# TASK INSTRUCTIONS:
All lines below must be repeated exactly, with the pictures omitted.

# DATA SEGMENT:
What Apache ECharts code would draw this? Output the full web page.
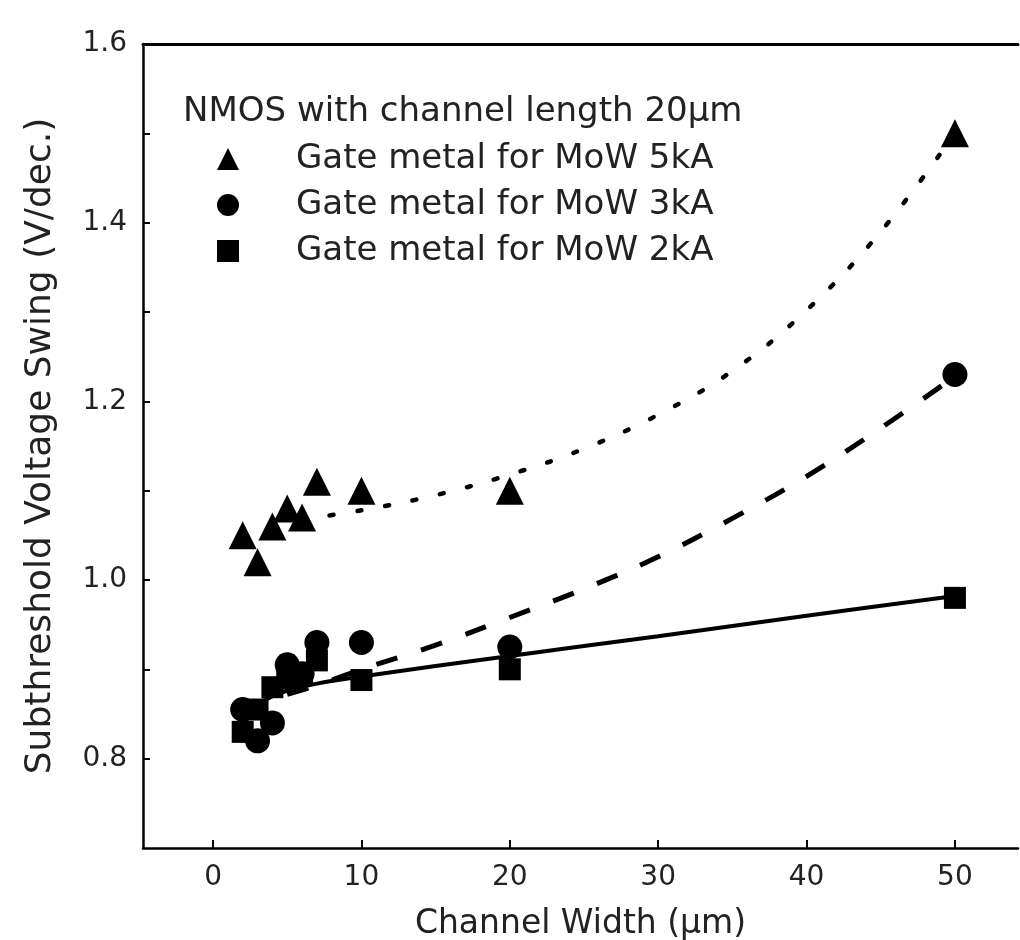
<!DOCTYPE html>
<html><head><meta charset="utf-8">
<script src="https://cdn.jsdelivr.net/npm/echarts@6/dist/echarts.min.js"></script>
<style>html,body{margin:0;padding:0;background:#fff}#c{width:1020px;height:940px}</style>
</head><body><div id="c"></div>
<script>
// ---- data ----
const widths   = [2, 3, 4, 5, 6, 7, 10, 20, 50];
const swing5kA = [1.05, 1.02, 1.06, 1.08, 1.07, 1.11, 1.10, 1.10, 1.50];
const swing3kA = [0.855, 0.82, 0.84, 0.905, 0.895, 0.93, 0.93, 0.925, 1.23];
const swing2kA = [0.83, 0.855, 0.88, 0.89, 0.895, 0.91, 0.888, 0.90, 0.98];

const fit5kA_x = [6, 10, 15, 20, 25, 30, 35, 40, 45, 50];
const fit5kA_y = [1.068, 1.078, 1.095, 1.118, 1.147, 1.185, 1.234, 1.302, 1.39, 1.5];
const fit3kA_x = [5, 7, 10, 15, 20, 25, 30, 35, 40, 45, 50];
const fit3kA_y = [0.872, 0.882, 0.9, 0.927, 0.958, 0.99, 1.026, 1.069, 1.116, 1.17, 1.228];
const fit2kA_x = [2, 3, 4, 5, 7, 10, 20, 30, 40, 50];
const fit2kA_y = [0.845, 0.86, 0.87, 0.876, 0.884, 0.892, 0.915, 0.937, 0.96, 0.982];

const xTickValues = [0, 10, 20, 30, 40, 50];
const yLabelValues = [0.8, 1.0, 1.2, 1.4, 1.6];
const yTickValues = [0.8, 0.9, 1.0, 1.1, 1.2, 1.3, 1.4, 1.5, 1.6];

const legendTitle = 'NMOS with channel length 20\u03bcm';
const seriesNames = ['Gate metal for MoW 5kA', 'Gate metal for MoW 3kA', 'Gate metal for MoW 2kA'];
const xName = 'Channel Width (\u03bcm)';
const yName = 'Subthreshold Voltage Swing (V/dec.)';

// ---- build ----
const zip = (xs, ys) => xs.map((x, i) => [x, ys[i]]);
const FONT = 'DejaVu Sans';
const INK = '#222';

const chart = echarts.init(document.getElementById('c'), null, {renderer: 'canvas'});
chart.setOption({
  animation: false,
  backgroundColor: '#fff',
  title: {
    text: legendTitle, left: 183, top: 95, padding: 0,
    textStyle: {fontFamily: FONT, fontSize: 34, fontWeight: 'normal', color: INK}
  },
  legend: {
    orient: 'vertical', left: 217, top: 141, padding: 0,
    itemWidth: 22, itemHeight: 22, itemGap: 10,
    data: [
      {name: seriesNames[0], icon: 'triangle'},
      {name: seriesNames[1], icon: 'circle'},
      {name: seriesNames[2], icon: 'rect'}
    ],
    textStyle: {fontFamily: FONT, fontSize: 34, color: INK, lineHeight: 36, padding: [0, 0, 0, 52]}
  },
  grid: {left: 143, right: 2, top: 44, bottom: 92, containLabel: false, outerBoundsMode: 'none'},
  xAxis: [{
    type: 'value', min: -4.72, max: 54.25, position: 'bottom',
    name: xName, nameLocation: 'middle', nameGap: 60,
    nameTextStyle: {fontFamily: FONT, fontSize: 33, color: INK},
    axisLine: {show: true, onZero: false, lineStyle: {color: '#000', width: 2.5}},
    axisTick: {show: true, inside: true, length: 8, customValues: xTickValues, lineStyle: {color: '#000', width: 2}},
    axisLabel: {customValues: xTickValues, margin: 16, fontFamily: FONT, fontSize: 28, color: INK},
    splitLine: {show: false}
  }, {
    type: 'value', min: -4.72, max: 54.25, position: 'top',
    axisLine: {show: true, onZero: false, lineStyle: {color: '#000', width: 3}},
    axisTick: {show: false}, axisLabel: {show: false}, splitLine: {show: false}
  }],
  yAxis: {
    type: 'value', min: 0.7, max: 1.6,
    name: yName, nameLocation: 'middle', nameGap: 84, nameRotate: 90,
    nameTextStyle: {fontFamily: FONT, fontSize: 36, color: INK, padding: [0, 0, 0, 0]},
    axisLine: {show: true, onZero: false, lineStyle: {color: '#000', width: 2.5}},
    axisTick: {show: true, inside: true, length: 7, customValues: yTickValues, lineStyle: {color: '#000', width: 2}},
    axisLabel: {customValues: yLabelValues, margin: 16, fontFamily: FONT, fontSize: 28, color: INK,
      formatter: v => v.toFixed(1)},
    splitLine: {show: false}
  },
  series: [
    {type: 'line', name: 'fit5', data: zip(fit5kA_x, fit5kA_y), smooth: 0.4, showSymbol: false, z: 1,
      lineStyle: {color: '#000', width: 4.5, type: [4, 24], cap: 'round'}, silent: true},
    {type: 'line', name: 'fit3', data: zip(fit3kA_x, fit3kA_y), smooth: 0.4, showSymbol: false, z: 1,
      lineStyle: {color: '#000', width: 5, type: [22, 25]}, silent: true},
    {type: 'line', name: 'fit2', data: zip(fit2kA_x, fit2kA_y), smooth: 0.4, showSymbol: false, z: 1,
      lineStyle: {color: '#000', width: 4}, silent: true},
    {type: 'scatter', name: seriesNames[0], data: zip(widths, swing5kA), symbol: 'triangle', symbolSize: 28, z: 3,
      itemStyle: {color: '#000', opacity: 1}},
    {type: 'scatter', name: seriesNames[1], data: zip(widths, swing3kA), symbol: 'circle', symbolSize: 25, z: 3,
      itemStyle: {color: '#000', opacity: 1}},
    {type: 'scatter', name: seriesNames[2], data: zip(widths, swing2kA), symbol: 'rect', symbolSize: 22, z: 3,
      itemStyle: {color: '#000', opacity: 1}}
  ]
});
</script>
</body></html>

# TASK SOLUTION:
What Apache ECharts code would draw this? Output the full web page.
<!DOCTYPE html>
<html><head><meta charset="utf-8">
<script src="https://cdn.jsdelivr.net/npm/echarts@6/dist/echarts.min.js"></script>
<style>html,body{margin:0;padding:0;background:#fff}#c{width:1020px;height:940px}</style>
</head><body><div id="c"></div>
<script>
// ---- data ----
const widths   = [2, 3, 4, 5, 6, 7, 10, 20, 50];
const swing5kA = [1.05, 1.02, 1.06, 1.08, 1.07, 1.11, 1.10, 1.10, 1.50];
const swing3kA = [0.855, 0.82, 0.84, 0.905, 0.895, 0.93, 0.93, 0.925, 1.23];
const swing2kA = [0.83, 0.855, 0.88, 0.89, 0.895, 0.91, 0.888, 0.90, 0.98];

const fit5kA_x = [6, 10, 15, 20, 25, 30, 35, 40, 45, 50];
const fit5kA_y = [1.068, 1.078, 1.095, 1.118, 1.147, 1.185, 1.234, 1.302, 1.39, 1.5];
const fit3kA_x = [5, 7, 10, 15, 20, 25, 30, 35, 40, 45, 50];
const fit3kA_y = [0.872, 0.882, 0.9, 0.927, 0.958, 0.99, 1.026, 1.069, 1.116, 1.17, 1.228];
const fit2kA_x = [2, 3, 4, 5, 7, 10, 20, 30, 40, 50];
const fit2kA_y = [0.845, 0.86, 0.87, 0.876, 0.884, 0.892, 0.915, 0.937, 0.96, 0.982];

const xTickValues = [0, 10, 20, 30, 40, 50];
const yLabelValues = [0.8, 1.0, 1.2, 1.4, 1.6];
const yTickValues = [0.8, 0.9, 1.0, 1.1, 1.2, 1.3, 1.4, 1.5, 1.6];

const legendTitle = 'NMOS with channel length 20\u03bcm';
const seriesNames = ['Gate metal for MoW 5kA', 'Gate metal for MoW 3kA', 'Gate metal for MoW 2kA'];
const xName = 'Channel Width (\u03bcm)';
const yName = 'Subthreshold Voltage Swing (V/dec.)';

// ---- build ----
const zip = (xs, ys) => xs.map((x, i) => [x, ys[i]]);
const FONT = 'DejaVu Sans';
const INK = '#222';

const chart = echarts.init(document.getElementById('c'), null, {renderer: 'canvas'});
chart.setOption({
  animation: false,
  backgroundColor: '#fff',
  title: {
    text: legendTitle, left: 183, top: 95, padding: 0,
    textStyle: {fontFamily: FONT, fontSize: 34, fontWeight: 'normal', color: INK}
  },
  legend: {
    orient: 'vertical', left: 217, top: 141, padding: 0,
    itemWidth: 22, itemHeight: 22, itemGap: 10,
    data: [
      {name: seriesNames[0], icon: 'triangle'},
      {name: seriesNames[1], icon: 'circle'},
      {name: seriesNames[2], icon: 'rect'}
    ],
    textStyle: {fontFamily: FONT, fontSize: 34, color: INK, lineHeight: 36, padding: [0, 0, 0, 52]}
  },
  grid: {left: 143, right: 2, top: 44, bottom: 92, containLabel: false, outerBoundsMode: 'none'},
  xAxis: [{
    type: 'value', min: -4.72, max: 54.25, position: 'bottom',
    name: xName, nameLocation: 'middle', nameGap: 60,
    nameTextStyle: {fontFamily: FONT, fontSize: 33, color: INK},
    axisLine: {show: true, onZero: false, lineStyle: {color: '#000', width: 2.5}},
    axisTick: {show: true, inside: true, length: 8, customValues: xTickValues, lineStyle: {color: '#000', width: 2}},
    axisLabel: {customValues: xTickValues, margin: 16, fontFamily: FONT, fontSize: 28, color: INK},
    splitLine: {show: false}
  }, {
    type: 'value', min: -4.72, max: 54.25, position: 'top',
    axisLine: {show: true, onZero: false, lineStyle: {color: '#000', width: 3}},
    axisTick: {show: false}, axisLabel: {show: false}, splitLine: {show: false}
  }],
  yAxis: {
    type: 'value', min: 0.7, max: 1.6,
    name: yName, nameLocation: 'middle', nameGap: 84, nameRotate: 90,
    nameTextStyle: {fontFamily: FONT, fontSize: 36, color: INK, padding: [0, 0, 0, 0]},
    axisLine: {show: true, onZero: false, lineStyle: {color: '#000', width: 2.5}},
    axisTick: {show: true, inside: true, length: 7, customValues: yTickValues, lineStyle: {color: '#000', width: 2}},
    axisLabel: {customValues: yLabelValues, margin: 16, fontFamily: FONT, fontSize: 28, color: INK,
      formatter: v => v.toFixed(1)},
    splitLine: {show: false}
  },
  series: [
    {type: 'line', name: 'fit5', data: zip(fit5kA_x, fit5kA_y), smooth: 0.4, showSymbol: false, z: 1,
      lineStyle: {color: '#000', width: 4.5, type: [4, 24], cap: 'round'}, silent: true},
    {type: 'line', name: 'fit3', data: zip(fit3kA_x, fit3kA_y), smooth: 0.4, showSymbol: false, z: 1,
      lineStyle: {color: '#000', width: 5, type: [22, 25]}, silent: true},
    {type: 'line', name: 'fit2', data: zip(fit2kA_x, fit2kA_y), smooth: 0.4, showSymbol: false, z: 1,
      lineStyle: {color: '#000', width: 4}, silent: true},
    {type: 'scatter', name: seriesNames[0], data: zip(widths, swing5kA), symbol: 'triangle', symbolSize: 28, z: 3,
      itemStyle: {color: '#000', opacity: 1}},
    {type: 'scatter', name: seriesNames[1], data: zip(widths, swing3kA), symbol: 'circle', symbolSize: 25, z: 3,
      itemStyle: {color: '#000', opacity: 1}},
    {type: 'scatter', name: seriesNames[2], data: zip(widths, swing2kA), symbol: 'rect', symbolSize: 22, z: 3,
      itemStyle: {color: '#000', opacity: 1}}
  ]
});
</script>
</body></html>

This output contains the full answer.